[STATED PROBLEM]:
Provide an exact copy of the data, excluding the images.

[INFORMATION SUPPLIED]:
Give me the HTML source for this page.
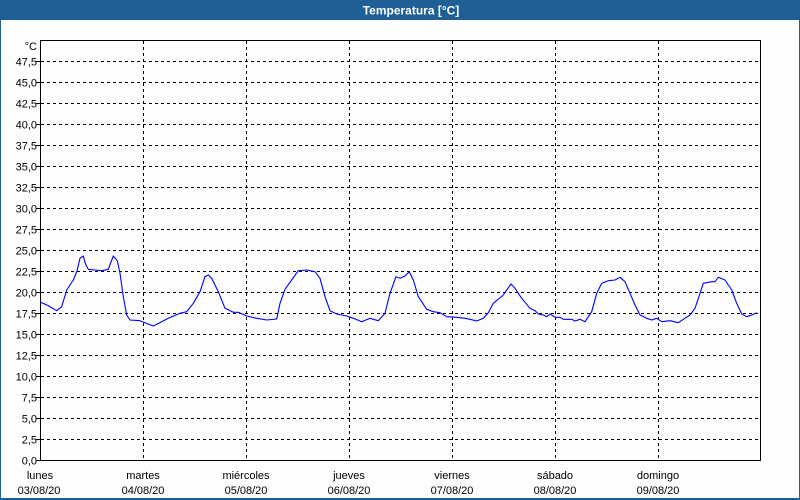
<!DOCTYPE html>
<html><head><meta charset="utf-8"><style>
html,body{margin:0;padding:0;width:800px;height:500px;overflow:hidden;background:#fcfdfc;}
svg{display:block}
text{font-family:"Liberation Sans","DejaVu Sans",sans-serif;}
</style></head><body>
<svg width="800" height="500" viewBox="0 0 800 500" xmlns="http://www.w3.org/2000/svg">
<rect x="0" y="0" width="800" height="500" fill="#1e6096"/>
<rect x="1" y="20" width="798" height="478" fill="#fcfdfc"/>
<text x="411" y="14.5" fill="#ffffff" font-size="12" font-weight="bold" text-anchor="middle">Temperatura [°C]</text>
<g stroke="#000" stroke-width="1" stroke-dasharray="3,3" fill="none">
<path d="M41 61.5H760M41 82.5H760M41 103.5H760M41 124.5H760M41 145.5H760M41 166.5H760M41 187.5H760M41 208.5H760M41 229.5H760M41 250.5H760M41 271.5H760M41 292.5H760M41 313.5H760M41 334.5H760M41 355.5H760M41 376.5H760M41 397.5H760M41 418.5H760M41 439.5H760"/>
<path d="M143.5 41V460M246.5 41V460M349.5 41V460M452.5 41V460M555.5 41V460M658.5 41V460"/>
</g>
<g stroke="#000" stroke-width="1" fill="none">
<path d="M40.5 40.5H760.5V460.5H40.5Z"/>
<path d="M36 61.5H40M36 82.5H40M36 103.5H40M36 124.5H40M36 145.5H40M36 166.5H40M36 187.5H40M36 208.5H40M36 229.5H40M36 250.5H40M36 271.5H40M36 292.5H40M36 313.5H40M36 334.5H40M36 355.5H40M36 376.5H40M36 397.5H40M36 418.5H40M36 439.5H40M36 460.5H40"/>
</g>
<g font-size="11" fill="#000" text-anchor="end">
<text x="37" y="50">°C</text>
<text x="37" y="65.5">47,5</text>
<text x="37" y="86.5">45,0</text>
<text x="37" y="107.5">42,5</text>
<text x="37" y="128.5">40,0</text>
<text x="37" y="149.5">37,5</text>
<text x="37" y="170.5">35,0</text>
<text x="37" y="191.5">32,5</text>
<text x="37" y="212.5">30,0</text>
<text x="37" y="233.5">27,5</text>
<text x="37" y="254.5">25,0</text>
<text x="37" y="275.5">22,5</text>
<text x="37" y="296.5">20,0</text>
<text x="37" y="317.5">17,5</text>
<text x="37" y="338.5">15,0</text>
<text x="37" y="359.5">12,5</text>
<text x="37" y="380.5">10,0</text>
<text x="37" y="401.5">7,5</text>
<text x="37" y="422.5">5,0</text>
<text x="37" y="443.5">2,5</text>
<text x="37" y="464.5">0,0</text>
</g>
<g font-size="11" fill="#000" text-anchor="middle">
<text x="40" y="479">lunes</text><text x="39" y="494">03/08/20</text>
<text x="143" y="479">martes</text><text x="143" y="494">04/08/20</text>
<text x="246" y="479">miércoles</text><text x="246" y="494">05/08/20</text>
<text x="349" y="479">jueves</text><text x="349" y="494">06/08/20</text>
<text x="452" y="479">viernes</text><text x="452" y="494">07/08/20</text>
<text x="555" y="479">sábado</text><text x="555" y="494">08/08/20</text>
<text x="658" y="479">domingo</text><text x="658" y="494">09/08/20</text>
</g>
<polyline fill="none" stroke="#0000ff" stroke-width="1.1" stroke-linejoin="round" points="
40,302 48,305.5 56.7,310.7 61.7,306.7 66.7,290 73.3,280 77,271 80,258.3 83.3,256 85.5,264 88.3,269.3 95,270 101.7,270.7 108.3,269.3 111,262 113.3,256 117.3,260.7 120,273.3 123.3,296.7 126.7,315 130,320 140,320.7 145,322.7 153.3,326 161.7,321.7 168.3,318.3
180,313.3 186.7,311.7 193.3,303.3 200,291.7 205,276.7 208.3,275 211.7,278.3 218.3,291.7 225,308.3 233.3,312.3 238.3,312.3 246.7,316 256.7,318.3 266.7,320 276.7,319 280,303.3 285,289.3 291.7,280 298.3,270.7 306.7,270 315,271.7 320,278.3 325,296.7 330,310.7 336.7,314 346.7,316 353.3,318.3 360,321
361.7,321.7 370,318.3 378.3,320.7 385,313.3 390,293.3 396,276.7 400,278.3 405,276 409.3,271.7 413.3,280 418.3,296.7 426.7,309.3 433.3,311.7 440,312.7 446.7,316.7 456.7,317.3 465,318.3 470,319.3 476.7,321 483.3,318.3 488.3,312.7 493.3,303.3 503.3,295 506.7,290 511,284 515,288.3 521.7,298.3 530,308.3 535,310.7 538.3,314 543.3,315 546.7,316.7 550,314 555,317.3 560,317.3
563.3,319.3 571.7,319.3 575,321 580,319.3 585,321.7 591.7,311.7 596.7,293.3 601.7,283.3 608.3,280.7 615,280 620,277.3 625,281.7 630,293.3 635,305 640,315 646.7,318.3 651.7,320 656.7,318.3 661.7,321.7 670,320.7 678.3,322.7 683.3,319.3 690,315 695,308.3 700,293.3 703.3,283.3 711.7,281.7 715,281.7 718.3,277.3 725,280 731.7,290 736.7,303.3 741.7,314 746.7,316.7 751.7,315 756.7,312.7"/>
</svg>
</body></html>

[RESULT OF THIS TASK]:
Give me the HTML source for this page.
<!DOCTYPE html>
<html><head><meta charset="utf-8"><style>
html,body{margin:0;padding:0;width:800px;height:500px;overflow:hidden;background:#fcfdfc;}
svg{display:block}
text{font-family:"Liberation Sans","DejaVu Sans",sans-serif;}
</style></head><body>
<svg width="800" height="500" viewBox="0 0 800 500" xmlns="http://www.w3.org/2000/svg">
<rect x="0" y="0" width="800" height="500" fill="#1e6096"/>
<rect x="1" y="20" width="798" height="478" fill="#fcfdfc"/>
<text x="411" y="14.5" fill="#ffffff" font-size="12" font-weight="bold" text-anchor="middle">Temperatura [°C]</text>
<g stroke="#000" stroke-width="1" stroke-dasharray="3,3" fill="none">
<path d="M41 61.5H760M41 82.5H760M41 103.5H760M41 124.5H760M41 145.5H760M41 166.5H760M41 187.5H760M41 208.5H760M41 229.5H760M41 250.5H760M41 271.5H760M41 292.5H760M41 313.5H760M41 334.5H760M41 355.5H760M41 376.5H760M41 397.5H760M41 418.5H760M41 439.5H760"/>
<path d="M143.5 41V460M246.5 41V460M349.5 41V460M452.5 41V460M555.5 41V460M658.5 41V460"/>
</g>
<g stroke="#000" stroke-width="1" fill="none">
<path d="M40.5 40.5H760.5V460.5H40.5Z"/>
<path d="M36 61.5H40M36 82.5H40M36 103.5H40M36 124.5H40M36 145.5H40M36 166.5H40M36 187.5H40M36 208.5H40M36 229.5H40M36 250.5H40M36 271.5H40M36 292.5H40M36 313.5H40M36 334.5H40M36 355.5H40M36 376.5H40M36 397.5H40M36 418.5H40M36 439.5H40M36 460.5H40"/>
</g>
<g font-size="11" fill="#000" text-anchor="end">
<text x="37" y="50">°C</text>
<text x="37" y="65.5">47,5</text>
<text x="37" y="86.5">45,0</text>
<text x="37" y="107.5">42,5</text>
<text x="37" y="128.5">40,0</text>
<text x="37" y="149.5">37,5</text>
<text x="37" y="170.5">35,0</text>
<text x="37" y="191.5">32,5</text>
<text x="37" y="212.5">30,0</text>
<text x="37" y="233.5">27,5</text>
<text x="37" y="254.5">25,0</text>
<text x="37" y="275.5">22,5</text>
<text x="37" y="296.5">20,0</text>
<text x="37" y="317.5">17,5</text>
<text x="37" y="338.5">15,0</text>
<text x="37" y="359.5">12,5</text>
<text x="37" y="380.5">10,0</text>
<text x="37" y="401.5">7,5</text>
<text x="37" y="422.5">5,0</text>
<text x="37" y="443.5">2,5</text>
<text x="37" y="464.5">0,0</text>
</g>
<g font-size="11" fill="#000" text-anchor="middle">
<text x="40" y="479">lunes</text><text x="39" y="494">03/08/20</text>
<text x="143" y="479">martes</text><text x="143" y="494">04/08/20</text>
<text x="246" y="479">miércoles</text><text x="246" y="494">05/08/20</text>
<text x="349" y="479">jueves</text><text x="349" y="494">06/08/20</text>
<text x="452" y="479">viernes</text><text x="452" y="494">07/08/20</text>
<text x="555" y="479">sábado</text><text x="555" y="494">08/08/20</text>
<text x="658" y="479">domingo</text><text x="658" y="494">09/08/20</text>
</g>
<polyline fill="none" stroke="#0000ff" stroke-width="1.1" stroke-linejoin="round" points="
40,302 48,305.5 56.7,310.7 61.7,306.7 66.7,290 73.3,280 77,271 80,258.3 83.3,256 85.5,264 88.3,269.3 95,270 101.7,270.7 108.3,269.3 111,262 113.3,256 117.3,260.7 120,273.3 123.3,296.7 126.7,315 130,320 140,320.7 145,322.7 153.3,326 161.7,321.7 168.3,318.3
180,313.3 186.7,311.7 193.3,303.3 200,291.7 205,276.7 208.3,275 211.7,278.3 218.3,291.7 225,308.3 233.3,312.3 238.3,312.3 246.7,316 256.7,318.3 266.7,320 276.7,319 280,303.3 285,289.3 291.7,280 298.3,270.7 306.7,270 315,271.7 320,278.3 325,296.7 330,310.7 336.7,314 346.7,316 353.3,318.3 360,321
361.7,321.7 370,318.3 378.3,320.7 385,313.3 390,293.3 396,276.7 400,278.3 405,276 409.3,271.7 413.3,280 418.3,296.7 426.7,309.3 433.3,311.7 440,312.7 446.7,316.7 456.7,317.3 465,318.3 470,319.3 476.7,321 483.3,318.3 488.3,312.7 493.3,303.3 503.3,295 506.7,290 511,284 515,288.3 521.7,298.3 530,308.3 535,310.7 538.3,314 543.3,315 546.7,316.7 550,314 555,317.3 560,317.3
563.3,319.3 571.7,319.3 575,321 580,319.3 585,321.7 591.7,311.7 596.7,293.3 601.7,283.3 608.3,280.7 615,280 620,277.3 625,281.7 630,293.3 635,305 640,315 646.7,318.3 651.7,320 656.7,318.3 661.7,321.7 670,320.7 678.3,322.7 683.3,319.3 690,315 695,308.3 700,293.3 703.3,283.3 711.7,281.7 715,281.7 718.3,277.3 725,280 731.7,290 736.7,303.3 741.7,314 746.7,316.7 751.7,315 756.7,312.7"/>
</svg>
</body></html>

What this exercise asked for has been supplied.